At the outset we note the amended petition makes no claim of extrinsic fraud or fraud in the procurement of the judgment. Also, the allegation as to plaintiff’s understanding of what he was told by the unidentified person in the clerk’s office [not alleged to be an agent of defendant] is not a statement of fact. “Usually one’s understanding about a matter is not competent evidence.” Gonseth v. K & K Oil Company, 439 S.W.2d 18, 25[9] (Mo.App.1969); Cox v. McKinney, 212 Mo.App. 522, 530, 258 S.W. 445, 447-448[8] (1923). Likewise, the petition does not undertake to state that the person in the clerk’s office told plaintiff he would be further advised as to when he should appear in court. This is merely what plaintiff expected with no allegation of a basis for such an expectation, and the averment regarding personal appearance did not negate the necessity to plead to the petition. That plaintiff had no knowledge of the proceeding in the suit on the note is wholly untenable. “As a general rule a party properly brought into court is chargeable with notice of all subsequent steps taken in the cause down to and including the judgment, although he does not in fact appear and has no actual notice thereof.” 66 C.J.S. Notice § 12, at p. 648; Mea*119dowbrook Country Club v. Davis, 384 S.W.2d 611, 613[5] (Mo.1964); Barrie v. Whitton,2 223 Mo.App. 210, 219-220, 13 S.W.2d 42, 47[3] (1929).

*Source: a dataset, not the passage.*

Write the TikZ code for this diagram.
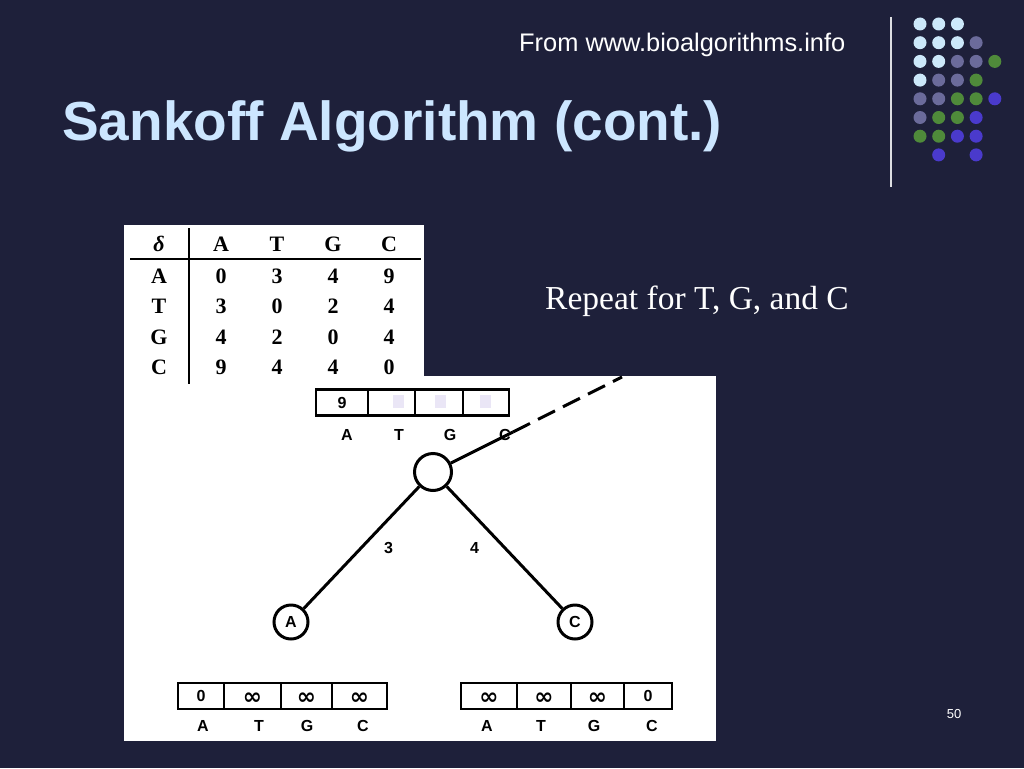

“Equity will relieve against a judgment for extrinsic fraud [not involved herein], accident and mistake ..., and where a defendant is denied the occasion to present a meritorious defense by reason of accident, mistake, inadvertence, mischance or unavoidable circumstances unmixed with neglect or inattention, a court of equity will vacate a default judgment and give the injured party an opportunity to present his defense to the trier of the facts.... ‘Surprise’ as used ... in applying for equitable relief against judgments, refers to ‘such unforeseen events, misfortunes, losses, acts or omissions, as are not the result of any negligence or misconduct in the party ’ ... or ‘an unforeseen disappointment in some reasonable expectation against which ordinary prudence would not have afforded protection ’ . ‘Accident’ has been defined as ‘an unforeseen occurrence affecting a person injuriously, and not due to his own negligence ’ ..., while ‘mistake’ is said to be ‘an erroneous mental condition, conception, or conviction, induced by ignorance, misapprehension, or misunderstanding of the truth, but without negligence, and resulting in some act or omission done or suffered erroneously by one or both the parties to a transaction, but without its erroneous character being intended or known at the time.’ ” Hamm v. Hamm, 437 S.W.2d 449, 453[2][4, 5] (Mo.App.1969). Or stated more to the point: “A judgment may be set aside on grounds of ... accident or mistake, but to succeed [plaintiff] must [allege] reasonable diligence and good grounds for failing to defend .... ” Citizens Bank of University City v. Gehl, 567 S.W.2d 423, 425[2] (Mo.App.1978).

Plaintiff’s petition fails on each ground. Even giving credence to the allegation that plaintiff’s wife believed delivery of legal papers by a deputy sheriff was of no moment and that the papers were thereafter lost, the petition still attests that before judgment, plaintiff became aware of the fact he had been sued and that an action against him was pending. Nevertheless, plaintiff did not consult counsel. Nor did he expend any effort either to ascertain the nature of the litigation or to secure a copy of the served but allegedly “lost” legal papers. Likewise, plaintiff made no effort to ascertain what steps, subsequent to the filing of the petition, were being taken and in no way demonstrates in his petition that he had been denied the opportunity to defend by reason of accident or mistake untainted with neglect or inattention on his part. If one negligently fails to look after litigation he has no cause to complain that a default judgment should be set aside. Gregg v. Johnston, 546 S.W.2d 754, 756[2] (Mo.App.1977).

Judgment affirmed.

FLANIGAN, C. J., and GREENE, J., concur.

PREWITT, J., recused.

. Statutory and rule references are to RSMo 1978 and Missouri Supreme Court Rules, V.A. M.R.

. Barrie v. Whitten in original reporter.